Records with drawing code
• • • • • • •
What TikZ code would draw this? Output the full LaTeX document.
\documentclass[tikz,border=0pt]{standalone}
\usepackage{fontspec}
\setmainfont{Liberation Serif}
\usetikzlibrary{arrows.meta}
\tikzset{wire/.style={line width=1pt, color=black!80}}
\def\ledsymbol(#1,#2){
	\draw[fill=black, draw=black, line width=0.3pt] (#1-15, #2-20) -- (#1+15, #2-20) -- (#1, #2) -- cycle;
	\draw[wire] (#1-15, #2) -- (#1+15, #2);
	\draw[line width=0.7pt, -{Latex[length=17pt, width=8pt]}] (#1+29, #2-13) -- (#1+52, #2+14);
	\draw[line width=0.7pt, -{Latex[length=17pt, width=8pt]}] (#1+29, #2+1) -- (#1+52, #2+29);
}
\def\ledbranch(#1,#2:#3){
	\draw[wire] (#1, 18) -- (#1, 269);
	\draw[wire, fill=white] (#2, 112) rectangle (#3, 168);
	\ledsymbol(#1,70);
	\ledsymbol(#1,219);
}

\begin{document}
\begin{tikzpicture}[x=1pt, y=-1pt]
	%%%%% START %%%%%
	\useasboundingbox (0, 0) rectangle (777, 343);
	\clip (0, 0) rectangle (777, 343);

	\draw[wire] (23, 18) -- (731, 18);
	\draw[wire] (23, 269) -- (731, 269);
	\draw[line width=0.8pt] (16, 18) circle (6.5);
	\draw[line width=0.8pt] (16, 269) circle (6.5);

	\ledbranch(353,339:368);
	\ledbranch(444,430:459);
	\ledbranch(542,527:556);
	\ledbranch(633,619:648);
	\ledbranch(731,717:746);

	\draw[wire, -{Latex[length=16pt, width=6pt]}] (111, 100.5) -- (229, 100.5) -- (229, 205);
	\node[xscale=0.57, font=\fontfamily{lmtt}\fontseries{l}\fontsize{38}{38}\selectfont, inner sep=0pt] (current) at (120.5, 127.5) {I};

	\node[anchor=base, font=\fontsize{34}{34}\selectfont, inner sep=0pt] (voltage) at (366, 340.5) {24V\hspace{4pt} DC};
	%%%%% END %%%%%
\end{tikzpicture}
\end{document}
• • • • • • •
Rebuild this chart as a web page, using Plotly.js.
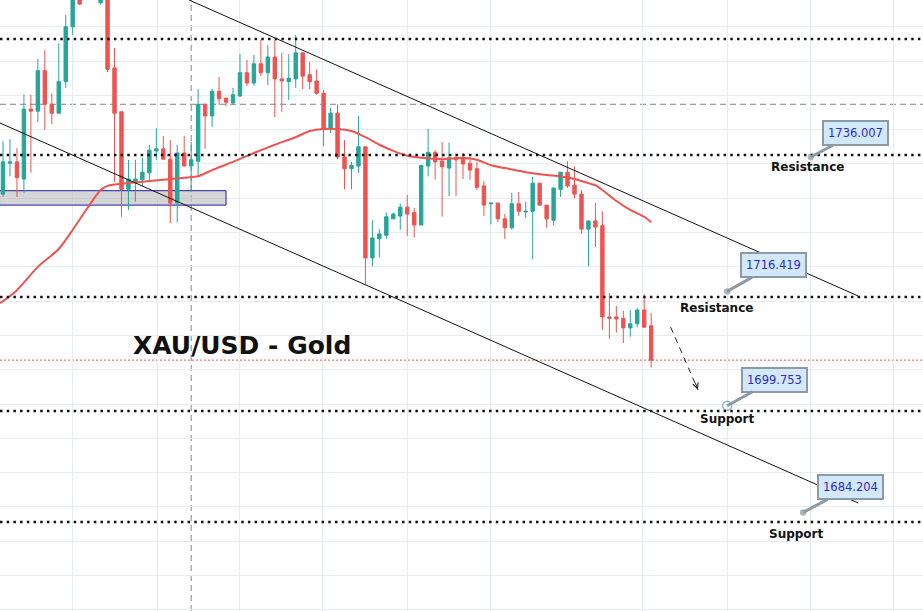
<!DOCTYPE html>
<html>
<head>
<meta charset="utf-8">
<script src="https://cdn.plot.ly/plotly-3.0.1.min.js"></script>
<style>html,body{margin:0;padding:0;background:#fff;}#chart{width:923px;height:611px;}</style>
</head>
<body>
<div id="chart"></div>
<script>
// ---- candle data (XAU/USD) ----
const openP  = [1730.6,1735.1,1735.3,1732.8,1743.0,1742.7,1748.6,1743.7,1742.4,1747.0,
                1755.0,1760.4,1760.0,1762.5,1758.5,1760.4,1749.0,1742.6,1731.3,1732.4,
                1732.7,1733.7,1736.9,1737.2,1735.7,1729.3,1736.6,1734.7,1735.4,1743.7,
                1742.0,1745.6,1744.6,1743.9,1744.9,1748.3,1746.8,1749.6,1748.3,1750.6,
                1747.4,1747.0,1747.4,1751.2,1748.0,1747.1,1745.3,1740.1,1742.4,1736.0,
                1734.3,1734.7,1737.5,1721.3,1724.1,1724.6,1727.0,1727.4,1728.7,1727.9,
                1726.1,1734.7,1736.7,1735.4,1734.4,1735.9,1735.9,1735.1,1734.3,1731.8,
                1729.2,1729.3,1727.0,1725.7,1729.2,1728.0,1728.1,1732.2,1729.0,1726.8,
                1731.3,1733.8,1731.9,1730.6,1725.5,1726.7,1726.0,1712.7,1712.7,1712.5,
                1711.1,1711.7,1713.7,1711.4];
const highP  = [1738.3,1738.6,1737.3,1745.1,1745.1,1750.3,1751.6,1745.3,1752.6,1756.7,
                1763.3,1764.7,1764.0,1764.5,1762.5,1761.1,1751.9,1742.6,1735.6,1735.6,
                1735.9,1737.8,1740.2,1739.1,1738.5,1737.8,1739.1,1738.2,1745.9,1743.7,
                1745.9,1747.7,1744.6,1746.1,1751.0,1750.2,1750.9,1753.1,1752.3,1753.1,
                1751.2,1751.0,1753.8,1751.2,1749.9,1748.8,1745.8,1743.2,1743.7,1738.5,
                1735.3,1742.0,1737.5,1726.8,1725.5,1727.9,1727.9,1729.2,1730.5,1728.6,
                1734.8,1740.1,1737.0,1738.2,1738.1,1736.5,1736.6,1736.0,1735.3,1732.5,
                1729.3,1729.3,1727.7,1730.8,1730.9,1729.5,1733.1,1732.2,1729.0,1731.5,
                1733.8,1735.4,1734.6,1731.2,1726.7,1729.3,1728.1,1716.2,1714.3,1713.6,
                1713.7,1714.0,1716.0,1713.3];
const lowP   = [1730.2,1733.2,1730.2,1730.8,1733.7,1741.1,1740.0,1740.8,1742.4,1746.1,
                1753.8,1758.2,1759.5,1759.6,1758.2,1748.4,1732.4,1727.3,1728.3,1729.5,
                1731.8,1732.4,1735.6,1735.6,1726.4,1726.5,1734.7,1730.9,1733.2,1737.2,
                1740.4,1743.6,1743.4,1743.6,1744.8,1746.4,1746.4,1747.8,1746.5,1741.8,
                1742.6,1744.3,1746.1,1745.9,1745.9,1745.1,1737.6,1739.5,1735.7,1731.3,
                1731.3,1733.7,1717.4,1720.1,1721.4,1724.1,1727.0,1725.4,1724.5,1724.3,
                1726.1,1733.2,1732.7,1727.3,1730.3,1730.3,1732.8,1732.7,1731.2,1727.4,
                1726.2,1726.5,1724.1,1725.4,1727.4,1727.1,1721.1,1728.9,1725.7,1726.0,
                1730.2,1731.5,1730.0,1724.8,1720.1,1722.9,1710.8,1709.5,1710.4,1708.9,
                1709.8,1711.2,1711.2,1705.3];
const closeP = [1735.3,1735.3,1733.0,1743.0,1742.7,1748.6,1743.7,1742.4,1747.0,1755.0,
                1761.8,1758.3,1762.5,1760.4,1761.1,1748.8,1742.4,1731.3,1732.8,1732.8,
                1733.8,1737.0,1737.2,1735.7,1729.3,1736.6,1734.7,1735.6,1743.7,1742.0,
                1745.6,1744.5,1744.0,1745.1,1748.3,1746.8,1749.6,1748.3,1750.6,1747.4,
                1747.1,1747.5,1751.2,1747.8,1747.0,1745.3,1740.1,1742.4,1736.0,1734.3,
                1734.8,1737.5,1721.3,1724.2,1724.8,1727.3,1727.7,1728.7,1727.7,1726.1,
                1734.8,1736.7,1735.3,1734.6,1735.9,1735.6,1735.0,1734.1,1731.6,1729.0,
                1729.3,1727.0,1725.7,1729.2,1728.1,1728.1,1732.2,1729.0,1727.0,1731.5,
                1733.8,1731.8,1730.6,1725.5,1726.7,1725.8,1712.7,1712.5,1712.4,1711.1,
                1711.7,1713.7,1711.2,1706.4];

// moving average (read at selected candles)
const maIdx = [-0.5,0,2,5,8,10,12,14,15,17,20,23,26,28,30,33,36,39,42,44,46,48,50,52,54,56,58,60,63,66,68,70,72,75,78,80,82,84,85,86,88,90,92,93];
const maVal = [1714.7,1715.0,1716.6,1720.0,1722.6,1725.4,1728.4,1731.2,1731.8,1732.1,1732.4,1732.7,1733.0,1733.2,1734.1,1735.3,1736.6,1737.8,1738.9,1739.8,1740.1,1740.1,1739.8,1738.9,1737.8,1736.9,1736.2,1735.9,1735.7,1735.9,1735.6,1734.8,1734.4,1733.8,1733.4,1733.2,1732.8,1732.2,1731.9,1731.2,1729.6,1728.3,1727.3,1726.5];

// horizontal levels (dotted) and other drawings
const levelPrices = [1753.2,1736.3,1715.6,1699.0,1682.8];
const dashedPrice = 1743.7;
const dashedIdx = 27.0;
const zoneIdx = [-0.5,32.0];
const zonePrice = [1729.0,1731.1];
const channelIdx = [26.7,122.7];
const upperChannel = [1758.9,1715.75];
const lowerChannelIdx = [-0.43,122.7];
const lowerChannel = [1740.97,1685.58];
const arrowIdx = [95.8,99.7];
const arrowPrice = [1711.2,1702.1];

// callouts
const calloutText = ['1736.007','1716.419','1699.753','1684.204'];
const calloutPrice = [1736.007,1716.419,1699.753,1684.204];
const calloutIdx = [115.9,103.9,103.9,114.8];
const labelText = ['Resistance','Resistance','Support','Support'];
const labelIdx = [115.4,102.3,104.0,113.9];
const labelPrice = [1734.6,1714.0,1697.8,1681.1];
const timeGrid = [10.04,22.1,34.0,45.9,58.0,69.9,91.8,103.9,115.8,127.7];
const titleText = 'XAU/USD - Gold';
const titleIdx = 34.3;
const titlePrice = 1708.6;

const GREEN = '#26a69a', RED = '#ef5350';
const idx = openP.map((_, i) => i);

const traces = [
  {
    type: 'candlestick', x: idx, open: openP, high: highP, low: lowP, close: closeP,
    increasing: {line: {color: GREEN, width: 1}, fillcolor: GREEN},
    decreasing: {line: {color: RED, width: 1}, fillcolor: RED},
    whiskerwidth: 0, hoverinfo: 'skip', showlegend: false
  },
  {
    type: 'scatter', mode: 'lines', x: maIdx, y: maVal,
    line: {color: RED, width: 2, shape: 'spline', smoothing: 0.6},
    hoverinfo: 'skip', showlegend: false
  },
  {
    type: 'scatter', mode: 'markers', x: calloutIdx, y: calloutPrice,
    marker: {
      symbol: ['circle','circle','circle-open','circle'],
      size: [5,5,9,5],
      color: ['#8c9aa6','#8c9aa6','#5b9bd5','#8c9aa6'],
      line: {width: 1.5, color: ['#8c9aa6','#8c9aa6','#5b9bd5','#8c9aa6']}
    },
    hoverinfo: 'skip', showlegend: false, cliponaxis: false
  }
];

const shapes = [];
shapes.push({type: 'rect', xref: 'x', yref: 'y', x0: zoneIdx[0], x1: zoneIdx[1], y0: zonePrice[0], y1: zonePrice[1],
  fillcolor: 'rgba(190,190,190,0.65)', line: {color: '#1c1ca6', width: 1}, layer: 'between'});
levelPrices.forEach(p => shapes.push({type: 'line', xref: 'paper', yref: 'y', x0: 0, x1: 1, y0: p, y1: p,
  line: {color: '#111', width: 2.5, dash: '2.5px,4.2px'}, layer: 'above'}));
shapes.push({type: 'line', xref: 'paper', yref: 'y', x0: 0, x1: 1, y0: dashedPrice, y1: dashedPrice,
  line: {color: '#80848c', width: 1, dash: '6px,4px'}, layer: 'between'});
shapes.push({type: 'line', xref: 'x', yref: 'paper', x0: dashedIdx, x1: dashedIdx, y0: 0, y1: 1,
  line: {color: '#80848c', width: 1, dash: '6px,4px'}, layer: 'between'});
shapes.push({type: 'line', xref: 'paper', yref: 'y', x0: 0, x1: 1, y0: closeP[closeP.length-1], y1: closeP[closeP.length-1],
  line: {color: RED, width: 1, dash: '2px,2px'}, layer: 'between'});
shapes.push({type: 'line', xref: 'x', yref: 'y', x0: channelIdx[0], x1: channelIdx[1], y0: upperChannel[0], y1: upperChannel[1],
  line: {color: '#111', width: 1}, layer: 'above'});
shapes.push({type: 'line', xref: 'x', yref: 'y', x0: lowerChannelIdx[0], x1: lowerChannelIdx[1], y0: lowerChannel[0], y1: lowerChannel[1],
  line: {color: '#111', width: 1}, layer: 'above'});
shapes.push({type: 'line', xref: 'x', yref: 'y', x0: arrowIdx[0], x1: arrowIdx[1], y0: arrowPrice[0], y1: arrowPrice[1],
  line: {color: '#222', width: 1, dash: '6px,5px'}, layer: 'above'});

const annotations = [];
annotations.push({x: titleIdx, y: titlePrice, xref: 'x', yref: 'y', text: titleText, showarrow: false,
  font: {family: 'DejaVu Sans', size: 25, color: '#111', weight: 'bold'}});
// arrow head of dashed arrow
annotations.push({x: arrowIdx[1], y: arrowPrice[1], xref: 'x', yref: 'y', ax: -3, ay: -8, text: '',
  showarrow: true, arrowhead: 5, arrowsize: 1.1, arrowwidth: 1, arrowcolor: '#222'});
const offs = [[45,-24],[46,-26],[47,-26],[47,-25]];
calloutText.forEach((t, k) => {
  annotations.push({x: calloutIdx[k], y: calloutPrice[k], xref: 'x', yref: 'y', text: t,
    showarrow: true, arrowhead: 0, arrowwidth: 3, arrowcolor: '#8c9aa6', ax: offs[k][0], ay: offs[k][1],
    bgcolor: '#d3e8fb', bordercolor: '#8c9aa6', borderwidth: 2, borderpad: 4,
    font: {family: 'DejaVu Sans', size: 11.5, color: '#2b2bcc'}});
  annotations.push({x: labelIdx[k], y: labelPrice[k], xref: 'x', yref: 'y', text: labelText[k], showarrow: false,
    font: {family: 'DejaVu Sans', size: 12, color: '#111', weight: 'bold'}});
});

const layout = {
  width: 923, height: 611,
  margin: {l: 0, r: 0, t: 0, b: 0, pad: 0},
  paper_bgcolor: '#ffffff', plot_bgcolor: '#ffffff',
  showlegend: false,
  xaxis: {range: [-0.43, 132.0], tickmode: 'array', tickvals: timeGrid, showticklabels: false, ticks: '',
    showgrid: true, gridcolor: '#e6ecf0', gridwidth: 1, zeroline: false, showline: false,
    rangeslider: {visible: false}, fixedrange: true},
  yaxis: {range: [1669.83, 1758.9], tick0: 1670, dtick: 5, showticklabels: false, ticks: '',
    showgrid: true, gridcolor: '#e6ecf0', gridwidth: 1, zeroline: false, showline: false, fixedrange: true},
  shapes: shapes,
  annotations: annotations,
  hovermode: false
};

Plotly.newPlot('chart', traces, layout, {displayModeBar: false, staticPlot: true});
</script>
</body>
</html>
• • • • • • •
» **PROBLEM STATEMENT**: Go through the records. Copy each line where "this" appears.

» **FINAL RESULT**:
What TikZ code would draw this? Output the full LaTeX document.
Rebuild this chart as a web page, using Plotly.js.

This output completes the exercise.